** Start DATA SHOWN **

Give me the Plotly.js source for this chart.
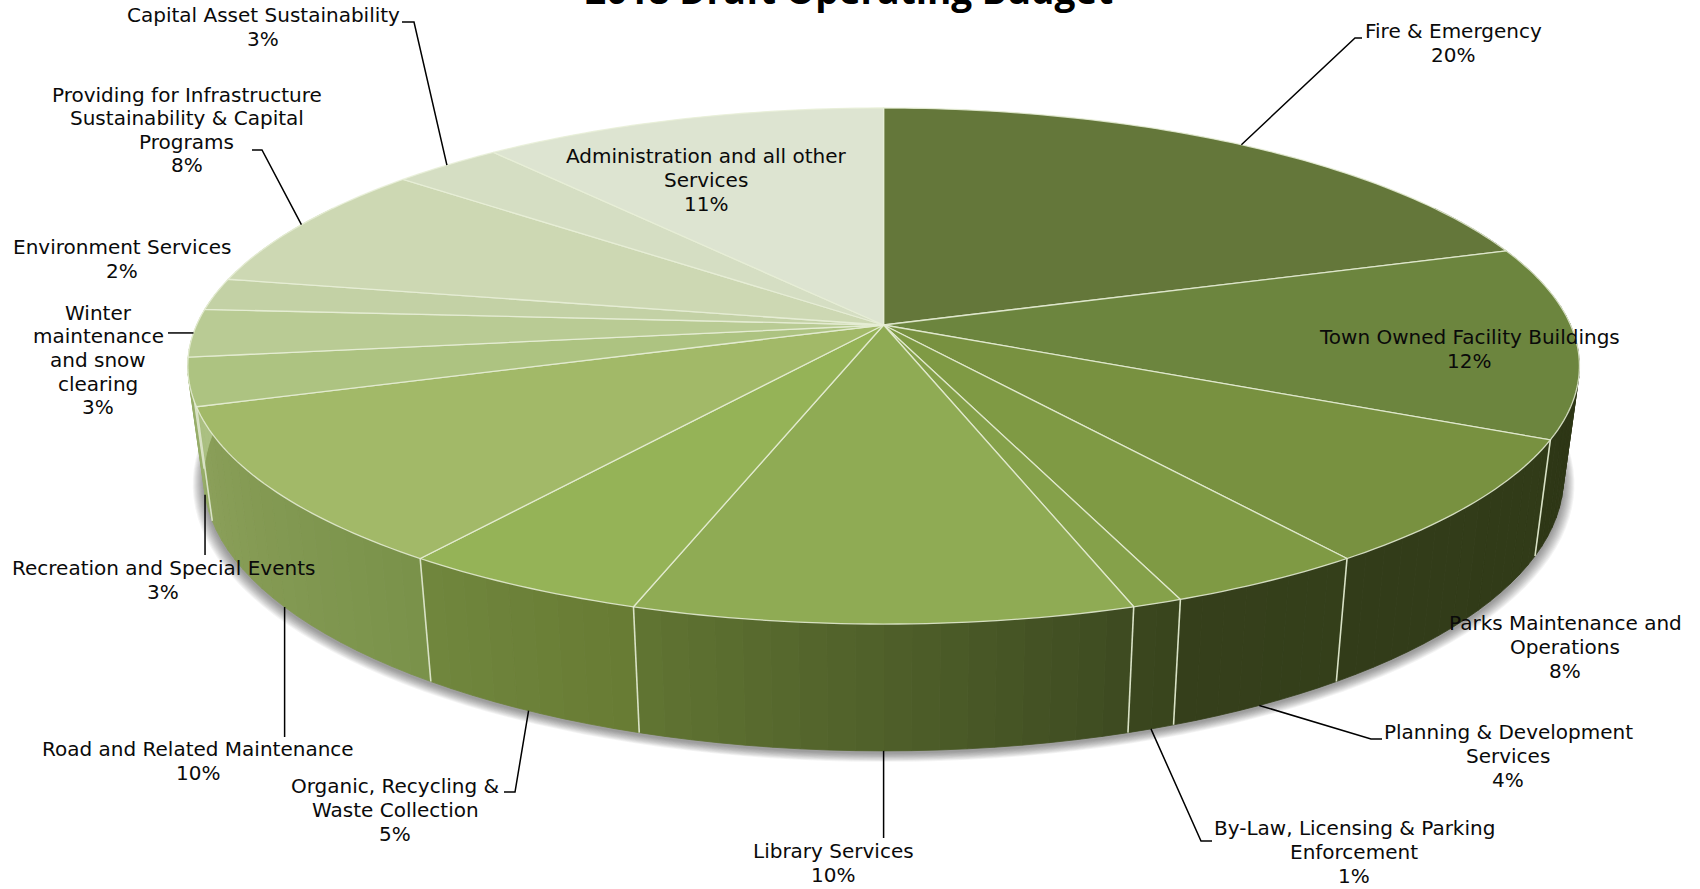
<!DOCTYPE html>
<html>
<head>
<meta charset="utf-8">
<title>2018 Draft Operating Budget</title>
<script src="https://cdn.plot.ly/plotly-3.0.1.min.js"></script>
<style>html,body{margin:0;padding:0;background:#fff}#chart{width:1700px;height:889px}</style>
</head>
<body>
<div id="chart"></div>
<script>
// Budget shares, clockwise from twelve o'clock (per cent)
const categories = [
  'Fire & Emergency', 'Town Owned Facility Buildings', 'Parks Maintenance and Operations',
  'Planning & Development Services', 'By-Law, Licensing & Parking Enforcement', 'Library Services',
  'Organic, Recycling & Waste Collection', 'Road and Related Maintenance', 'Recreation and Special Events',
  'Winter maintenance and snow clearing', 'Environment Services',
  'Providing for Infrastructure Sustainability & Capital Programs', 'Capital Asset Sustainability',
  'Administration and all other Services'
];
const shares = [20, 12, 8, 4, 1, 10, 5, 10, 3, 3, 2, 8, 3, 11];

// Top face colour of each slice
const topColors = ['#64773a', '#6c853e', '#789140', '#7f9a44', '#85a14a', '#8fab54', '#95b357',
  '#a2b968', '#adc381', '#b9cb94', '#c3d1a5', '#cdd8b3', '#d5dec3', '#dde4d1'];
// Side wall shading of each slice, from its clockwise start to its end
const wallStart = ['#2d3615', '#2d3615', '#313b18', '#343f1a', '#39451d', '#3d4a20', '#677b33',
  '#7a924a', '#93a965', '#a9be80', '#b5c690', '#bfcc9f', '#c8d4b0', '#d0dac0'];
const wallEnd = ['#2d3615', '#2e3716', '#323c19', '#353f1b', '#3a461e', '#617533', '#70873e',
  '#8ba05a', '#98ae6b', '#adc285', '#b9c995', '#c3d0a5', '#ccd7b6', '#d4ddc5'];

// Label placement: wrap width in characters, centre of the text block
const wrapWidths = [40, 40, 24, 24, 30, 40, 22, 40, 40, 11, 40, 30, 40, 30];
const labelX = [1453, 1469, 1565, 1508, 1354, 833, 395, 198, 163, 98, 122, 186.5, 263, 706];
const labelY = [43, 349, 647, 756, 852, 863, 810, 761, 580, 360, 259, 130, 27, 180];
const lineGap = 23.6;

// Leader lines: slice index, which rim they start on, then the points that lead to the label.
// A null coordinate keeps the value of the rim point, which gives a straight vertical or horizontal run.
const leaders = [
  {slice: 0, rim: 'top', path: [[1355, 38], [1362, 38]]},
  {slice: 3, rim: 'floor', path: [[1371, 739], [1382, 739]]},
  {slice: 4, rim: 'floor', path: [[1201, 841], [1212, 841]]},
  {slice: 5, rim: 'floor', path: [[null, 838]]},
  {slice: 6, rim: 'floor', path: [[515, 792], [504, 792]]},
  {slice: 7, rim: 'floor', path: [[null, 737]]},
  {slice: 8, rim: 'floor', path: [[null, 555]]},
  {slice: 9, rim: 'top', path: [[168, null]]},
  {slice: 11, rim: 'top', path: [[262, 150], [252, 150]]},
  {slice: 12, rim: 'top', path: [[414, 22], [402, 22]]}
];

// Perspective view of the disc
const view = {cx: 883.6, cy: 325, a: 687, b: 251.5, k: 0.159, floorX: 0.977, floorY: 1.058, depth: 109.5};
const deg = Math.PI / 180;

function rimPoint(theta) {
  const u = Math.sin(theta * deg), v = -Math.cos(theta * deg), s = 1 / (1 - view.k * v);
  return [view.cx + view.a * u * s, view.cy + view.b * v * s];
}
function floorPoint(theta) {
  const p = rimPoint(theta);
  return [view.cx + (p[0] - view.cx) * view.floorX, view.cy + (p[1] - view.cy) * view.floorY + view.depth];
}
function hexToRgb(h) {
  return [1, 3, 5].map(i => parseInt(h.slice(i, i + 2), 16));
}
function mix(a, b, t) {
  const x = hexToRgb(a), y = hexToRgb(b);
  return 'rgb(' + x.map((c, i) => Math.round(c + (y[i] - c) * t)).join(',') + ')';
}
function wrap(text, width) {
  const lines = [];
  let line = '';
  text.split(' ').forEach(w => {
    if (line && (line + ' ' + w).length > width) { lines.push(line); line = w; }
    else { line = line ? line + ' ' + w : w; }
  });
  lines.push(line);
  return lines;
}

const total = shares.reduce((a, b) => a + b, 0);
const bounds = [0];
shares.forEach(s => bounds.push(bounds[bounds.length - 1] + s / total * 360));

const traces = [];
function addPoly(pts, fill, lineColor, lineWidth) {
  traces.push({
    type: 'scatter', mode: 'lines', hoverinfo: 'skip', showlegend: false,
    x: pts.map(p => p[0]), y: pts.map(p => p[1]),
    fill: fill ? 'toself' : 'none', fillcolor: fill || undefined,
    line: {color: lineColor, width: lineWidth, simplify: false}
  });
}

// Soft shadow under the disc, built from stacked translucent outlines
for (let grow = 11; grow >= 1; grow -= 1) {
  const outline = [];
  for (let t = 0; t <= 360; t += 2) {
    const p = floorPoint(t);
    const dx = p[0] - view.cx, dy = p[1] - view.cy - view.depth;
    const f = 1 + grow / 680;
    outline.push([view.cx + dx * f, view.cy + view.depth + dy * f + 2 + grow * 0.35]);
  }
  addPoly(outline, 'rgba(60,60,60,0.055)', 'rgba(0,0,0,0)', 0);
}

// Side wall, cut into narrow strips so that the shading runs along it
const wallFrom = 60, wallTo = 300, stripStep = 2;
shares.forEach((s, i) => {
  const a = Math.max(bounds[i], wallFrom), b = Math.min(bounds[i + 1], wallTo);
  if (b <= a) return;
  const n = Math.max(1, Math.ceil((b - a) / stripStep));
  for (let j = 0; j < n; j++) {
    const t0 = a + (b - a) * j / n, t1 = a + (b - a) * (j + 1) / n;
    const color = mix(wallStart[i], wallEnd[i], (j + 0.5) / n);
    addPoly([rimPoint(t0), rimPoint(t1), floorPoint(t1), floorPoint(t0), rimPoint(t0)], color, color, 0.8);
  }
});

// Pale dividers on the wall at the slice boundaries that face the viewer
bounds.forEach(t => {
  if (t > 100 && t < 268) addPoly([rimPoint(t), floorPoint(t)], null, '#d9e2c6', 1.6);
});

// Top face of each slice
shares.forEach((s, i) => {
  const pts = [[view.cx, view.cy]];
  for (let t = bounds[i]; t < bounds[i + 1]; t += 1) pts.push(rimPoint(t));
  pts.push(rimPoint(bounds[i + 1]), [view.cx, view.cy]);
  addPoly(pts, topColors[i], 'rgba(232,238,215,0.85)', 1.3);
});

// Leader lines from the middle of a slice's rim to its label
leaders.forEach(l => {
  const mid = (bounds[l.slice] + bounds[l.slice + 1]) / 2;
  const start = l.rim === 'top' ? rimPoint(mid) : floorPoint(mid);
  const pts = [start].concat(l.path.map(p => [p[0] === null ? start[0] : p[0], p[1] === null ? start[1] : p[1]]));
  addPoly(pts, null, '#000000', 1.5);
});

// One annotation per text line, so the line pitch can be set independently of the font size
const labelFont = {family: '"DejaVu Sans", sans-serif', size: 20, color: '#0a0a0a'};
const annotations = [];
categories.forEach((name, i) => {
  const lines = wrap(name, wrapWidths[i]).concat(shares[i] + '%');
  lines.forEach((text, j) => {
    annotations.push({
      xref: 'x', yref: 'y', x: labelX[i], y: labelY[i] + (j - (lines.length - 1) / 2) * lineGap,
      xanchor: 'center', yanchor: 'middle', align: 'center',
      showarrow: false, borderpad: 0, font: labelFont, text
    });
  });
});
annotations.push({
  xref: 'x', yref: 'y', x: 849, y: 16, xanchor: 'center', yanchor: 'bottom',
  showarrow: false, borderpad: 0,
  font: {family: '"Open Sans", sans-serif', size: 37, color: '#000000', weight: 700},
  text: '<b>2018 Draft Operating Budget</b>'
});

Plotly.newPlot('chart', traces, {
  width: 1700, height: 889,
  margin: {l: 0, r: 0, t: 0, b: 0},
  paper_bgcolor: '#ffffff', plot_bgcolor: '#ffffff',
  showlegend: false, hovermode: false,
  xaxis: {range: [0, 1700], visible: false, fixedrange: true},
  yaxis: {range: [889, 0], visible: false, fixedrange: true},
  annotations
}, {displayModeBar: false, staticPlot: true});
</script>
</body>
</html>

** End DATA SHOWN **

* _DIRECTIONS_
Everything from the first line of the listing above through the line that contains "const lineGap = 23.6;" is to be restated word for word, minus the pictures.

* _REPLY TO THE EXERCISE_
Give me the Plotly.js source for this chart.
<!DOCTYPE html>
<html>
<head>
<meta charset="utf-8">
<title>2018 Draft Operating Budget</title>
<script src="https://cdn.plot.ly/plotly-3.0.1.min.js"></script>
<style>html,body{margin:0;padding:0;background:#fff}#chart{width:1700px;height:889px}</style>
</head>
<body>
<div id="chart"></div>
<script>
// Budget shares, clockwise from twelve o'clock (per cent)
const categories = [
  'Fire & Emergency', 'Town Owned Facility Buildings', 'Parks Maintenance and Operations',
  'Planning & Development Services', 'By-Law, Licensing & Parking Enforcement', 'Library Services',
  'Organic, Recycling & Waste Collection', 'Road and Related Maintenance', 'Recreation and Special Events',
  'Winter maintenance and snow clearing', 'Environment Services',
  'Providing for Infrastructure Sustainability & Capital Programs', 'Capital Asset Sustainability',
  'Administration and all other Services'
];
const shares = [20, 12, 8, 4, 1, 10, 5, 10, 3, 3, 2, 8, 3, 11];

// Top face colour of each slice
const topColors = ['#64773a', '#6c853e', '#789140', '#7f9a44', '#85a14a', '#8fab54', '#95b357',
  '#a2b968', '#adc381', '#b9cb94', '#c3d1a5', '#cdd8b3', '#d5dec3', '#dde4d1'];
// Side wall shading of each slice, from its clockwise start to its end
const wallStart = ['#2d3615', '#2d3615', '#313b18', '#343f1a', '#39451d', '#3d4a20', '#677b33',
  '#7a924a', '#93a965', '#a9be80', '#b5c690', '#bfcc9f', '#c8d4b0', '#d0dac0'];
const wallEnd = ['#2d3615', '#2e3716', '#323c19', '#353f1b', '#3a461e', '#617533', '#70873e',
  '#8ba05a', '#98ae6b', '#adc285', '#b9c995', '#c3d0a5', '#ccd7b6', '#d4ddc5'];

// Label placement: wrap width in characters, centre of the text block
const wrapWidths = [40, 40, 24, 24, 30, 40, 22, 40, 40, 11, 40, 30, 40, 30];
const labelX = [1453, 1469, 1565, 1508, 1354, 833, 395, 198, 163, 98, 122, 186.5, 263, 706];
const labelY = [43, 349, 647, 756, 852, 863, 810, 761, 580, 360, 259, 130, 27, 180];
const lineGap = 23.6;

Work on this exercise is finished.